**Task requirements:** Copy the records below word for word, from the first line through the line that contains "var rightTicks = [14, 16, 18, 20];", and leave out any pictures.

**Charts and diagrams as code:**
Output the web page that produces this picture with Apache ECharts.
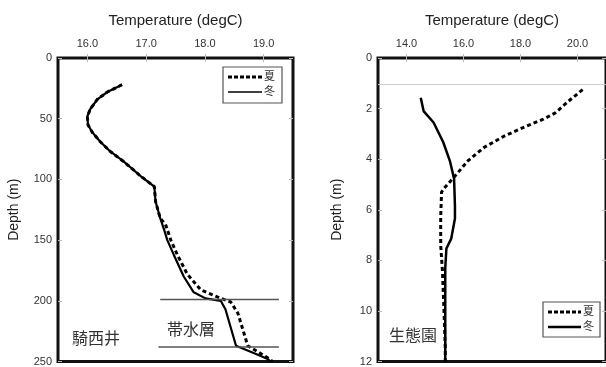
<!DOCTYPE html>
<html>
<head>
<meta charset="utf-8">
<script src="https://cdn.jsdelivr.net/npm/echarts@6/dist/echarts.min.js"></script>
<style>
  html, body { margin: 0; padding: 0; background: #fff; }
  #chart { width: 606px; height: 367px; }
</style>
</head>
<body>
<div id="chart"></div>
<script>
  // 騎西井 (left panel)
  var kisaiSummerDepth = [22, 28, 34, 42, 48, 55, 61, 69, 77, 85, 97, 106, 118, 132, 137, 150, 162, 178, 191, 197, 201, 210, 237, 247, 250];
  var kisaiSummerTemp = [16.59, 16.34, 16.17, 16.05, 16.0, 16.01, 16.08, 16.22, 16.39, 16.61, 16.9, 17.14, 17.16, 17.24, 17.33, 17.42, 17.53, 17.7, 17.93, 18.22, 18.44, 18.56, 18.73, 19.07, 19.15];
  var kisaiWinterDepth = [22, 28, 34, 42, 48, 55, 61, 69, 77, 85, 97, 106, 118, 132, 142, 150, 162, 180, 193, 198, 200, 207, 237, 243, 248, 250];
  var kisaiWinterTemp = [16.59, 16.34, 16.17, 16.05, 16.0, 16.01, 16.08, 16.22, 16.39, 16.61, 16.9, 17.14, 17.16, 17.24, 17.31, 17.36, 17.47, 17.64, 17.81, 18.01, 18.27, 18.35, 18.53, 18.83, 19.07, 19.12];
  var aquiferTop = 199;
  var aquiferBottom = 238;
  var aquiferTempRange = [17.24, 19.26];

  // 生態園 (right panel)
  var seitaiSummerDepth = [1.25, 1.72, 2.17, 2.43, 2.75, 3.1, 3.53, 4.07, 4.67, 5.1, 5.3, 6.3, 7.4, 8.4, 9.5, 10.5, 11.45, 12];
  var seitaiSummerTemp = [20.18, 19.67, 19.22, 18.78, 18.09, 17.41, 16.73, 16.15, 15.7, 15.36, 15.23, 15.2, 15.2, 15.26, 15.3, 15.33, 15.36, 15.36];
  var seitaiWinterDepth = [1.57, 2.1, 2.55, 3.33, 4.1, 4.78, 5.84, 6.35, 7.14, 7.53, 8.3, 9.5, 10.5, 12];
  var seitaiWinterTemp = [14.5, 14.6, 14.95, 15.29, 15.53, 15.67, 15.7, 15.7, 15.57, 15.4, 15.36, 15.36, 15.36, 15.36];
  var waterLevel = 1.05;

  var leftTicks = [16, 17, 18, 19];
  var rightTicks = [14, 16, 18, 20];

  function pairs(xs, ys) {
    var out = [];
    for (var i = 0; i < xs.length; i++) {
      out.push([xs[i], ys[i]]);
    }
    return out;
  }

  var FONT = 'Liberation Sans, Arial, sans-serif';
  var CJK = 'Noto Sans CJK JP, sans-serif';

  function xAxisPair(grid, min, max, ticks) {
    var top = {
      type: 'value', gridIndex: grid, position: 'top', min: min, max: max,
      name: 'Temperature (degC)', nameLocation: 'middle', nameGap: 30,
      nameTextStyle: { fontFamily: FONT, fontSize: 15, color: '#222' },
      axisLine: { show: false },
      axisTick: { show: true, inside: true, length: 4, customValues: ticks, lineStyle: { color: '#bbb' } },
      axisLabel: { customValues: ticks, margin: 9, fontFamily: FONT, fontSize: 11, color: '#333',
        formatter: function (v) { return v.toFixed(1); } },
      splitLine: { show: false }
    };
    var bottom = {
      type: 'value', gridIndex: grid, position: 'bottom', min: min, max: max,
      axisLine: { show: false },
      axisTick: { show: true, inside: true, length: 4, customValues: ticks, lineStyle: { color: '#bbb' } },
      axisLabel: { show: false },
      splitLine: { show: false }
    };
    return [top, bottom];
  }

  function yAxisPair(grid, max, interval, gap) {
    var left = {
      type: 'value', gridIndex: grid, inverse: true, min: 0, max: max, interval: interval,
      name: 'Depth (m)', nameLocation: 'middle', nameGap: gap, nameRotate: 90,
      nameTextStyle: { fontFamily: FONT, fontSize: 14, color: '#222' },
      axisLine: { show: false },
      axisTick: { show: true, inside: true, length: 4, lineStyle: { color: '#bbb' } },
      axisLabel: { margin: 6, fontFamily: FONT, fontSize: 11, color: '#333' },
      splitLine: { show: false }
    };
    var right = {
      type: 'value', gridIndex: grid, inverse: true, min: 0, max: max, interval: interval, position: 'right',
      axisLine: { show: false },
      axisTick: { show: true, inside: true, length: 4, lineStyle: { color: '#bbb' } },
      axisLabel: { show: false },
      splitLine: { show: false }
    };
    return [left, right];
  }

  var xs = xAxisPair(0, 15.5, 19.5, leftTicks).concat(xAxisPair(1, 13, 21, rightTicks));
  var ys = yAxisPair(0, 250, 50, 37).concat(yAxisPair(1, 12, 2, 34));

  var dashed = { color: '#000', width: 3, type: [4, 3] };
  var solid = { color: '#000', width: 2.2 };

  function line(name, xi, yi, data, style) {
    return {
      name: name, type: 'line', xAxisIndex: xi, yAxisIndex: yi, data: data,
      showSymbol: false, symbol: 'none', lineStyle: style, silent: true, z: 3
    };
  }

  var chart = echarts.init(document.getElementById('chart'));
  chart.setOption({
    animation: false,
    backgroundColor: '#fff',
    grid: [
      { left: 58, top: 58, width: 235, height: 307, show: true, borderColor: '#111', borderWidth: 3, backgroundColor: 'transparent' },
      { left: 378, top: 58, width: 235, height: 306, show: true, borderColor: '#111', borderWidth: 3, backgroundColor: 'transparent' }
    ],
    xAxis: xs,
    yAxis: ys,
    series: [
      line('夏', 0, 0, pairs(kisaiSummerTemp, kisaiSummerDepth), dashed),
      line('冬', 0, 0, pairs(kisaiWinterTemp, kisaiWinterDepth), solid),
      line('aq1', 0, 0, [[aquiferTempRange[0], aquiferTop], [aquiferTempRange[1], aquiferTop]], { color: '#555', width: 1.5 }),
      line('aq2', 0, 0, [[aquiferTempRange[0] - 0.03, aquiferBottom], [aquiferTempRange[1], aquiferBottom]], { color: '#555', width: 1.5 }),
      line('wl', 2, 2, [[13, waterLevel], [21, waterLevel]], { color: '#ccc', width: 1 }),
      line('夏', 2, 2, pairs(seitaiSummerTemp, seitaiSummerDepth), dashed),
      line('冬', 2, 2, pairs(seitaiWinterTemp, seitaiWinterDepth), { color: '#000', width: 2.5 })
    ],
    graphic: [
      { type: 'text', left: 72, top: 330, style: { text: '騎西井', font: '16px ' + CJK, fill: '#333' } },
      { type: 'text', left: 167, top: 321, style: { text: '帯水層', font: '16px ' + CJK, fill: '#333' } },
      { type: 'text', left: 389, top: 327, style: { text: '生態園', font: '16px ' + CJK, fill: '#333' } },
      // legend left
      { type: 'rect', shape: { x: 223, y: 67, width: 59, height: 36 }, style: { fill: '#fff', stroke: '#555', lineWidth: 1.2 }, z: 10 },
      { type: 'line', shape: { x1: 228, y1: 77, x2: 262, y2: 77 }, style: { stroke: '#000', lineWidth: 3, lineDash: [4, 2] }, z: 11 },
      { type: 'text', left: 264, top: 70, style: { text: '夏', font: '11px ' + CJK, fill: '#333' }, z: 11 },
      { type: 'line', shape: { x1: 228, y1: 92, x2: 262, y2: 92 }, style: { stroke: '#000', lineWidth: 1.5 }, z: 11 },
      { type: 'text', left: 264, top: 85, style: { text: '冬', font: '11px ' + CJK, fill: '#333' }, z: 11 },
      // legend right
      { type: 'rect', shape: { x: 543, y: 302, width: 57, height: 35 }, style: { fill: '#fff', stroke: '#555', lineWidth: 1.2 }, z: 10 },
      { type: 'line', shape: { x1: 548, y1: 312, x2: 581, y2: 312 }, style: { stroke: '#000', lineWidth: 3, lineDash: [4, 2] }, z: 11 },
      { type: 'text', left: 583, top: 305, style: { text: '夏', font: '11px ' + CJK, fill: '#333' }, z: 11 },
      { type: 'line', shape: { x1: 548, y1: 327, x2: 581, y2: 327 }, style: { stroke: '#000', lineWidth: 2.5 }, z: 11 },
      { type: 'text', left: 583, top: 320, style: { text: '冬', font: '11px ' + CJK, fill: '#333' }, z: 11 }
    ]
  });
</script>
</body>
</html>
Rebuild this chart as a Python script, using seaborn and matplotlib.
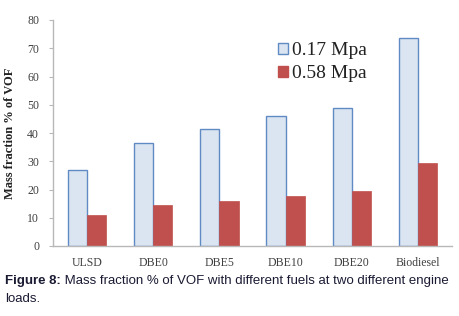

**Answer to the task:**
Output the web page that produces this picture with Apache ECharts.
<!DOCTYPE html>
<html>
<head>
<meta charset="utf-8">
<script src="https://cdn.jsdelivr.net/npm/echarts@6/dist/echarts.min.js"></script>
<style>
  html, body { margin: 0; padding: 0; background: #fff; }
  #chart { width: 606px; height: 367px; }
</style>
</head>
<body>
<div id="chart"></div>
<script>
  // 騎西井 (left panel)
  var kisaiSummerDepth = [22, 28, 34, 42, 48, 55, 61, 69, 77, 85, 97, 106, 118, 132, 137, 150, 162, 178, 191, 197, 201, 210, 237, 247, 250];
  var kisaiSummerTemp = [16.59, 16.34, 16.17, 16.05, 16.0, 16.01, 16.08, 16.22, 16.39, 16.61, 16.9, 17.14, 17.16, 17.24, 17.33, 17.42, 17.53, 17.7, 17.93, 18.22, 18.44, 18.56, 18.73, 19.07, 19.15];
  var kisaiWinterDepth = [22, 28, 34, 42, 48, 55, 61, 69, 77, 85, 97, 106, 118, 132, 142, 150, 162, 180, 193, 198, 200, 207, 237, 243, 248, 250];
  var kisaiWinterTemp = [16.59, 16.34, 16.17, 16.05, 16.0, 16.01, 16.08, 16.22, 16.39, 16.61, 16.9, 17.14, 17.16, 17.24, 17.31, 17.36, 17.47, 17.64, 17.81, 18.01, 18.27, 18.35, 18.53, 18.83, 19.07, 19.12];
  var aquiferTop = 199;
  var aquiferBottom = 238;
  var aquiferTempRange = [17.24, 19.26];

  // 生態園 (right panel)
  var seitaiSummerDepth = [1.25, 1.72, 2.17, 2.43, 2.75, 3.1, 3.53, 4.07, 4.67, 5.1, 5.3, 6.3, 7.4, 8.4, 9.5, 10.5, 11.45, 12];
  var seitaiSummerTemp = [20.18, 19.67, 19.22, 18.78, 18.09, 17.41, 16.73, 16.15, 15.7, 15.36, 15.23, 15.2, 15.2, 15.26, 15.3, 15.33, 15.36, 15.36];
  var seitaiWinterDepth = [1.57, 2.1, 2.55, 3.33, 4.1, 4.78, 5.84, 6.35, 7.14, 7.53, 8.3, 9.5, 10.5, 12];
  var seitaiWinterTemp = [14.5, 14.6, 14.95, 15.29, 15.53, 15.67, 15.7, 15.7, 15.57, 15.4, 15.36, 15.36, 15.36, 15.36];
  var waterLevel = 1.05;

  var leftTicks = [16, 17, 18, 19];
  var rightTicks = [14, 16, 18, 20];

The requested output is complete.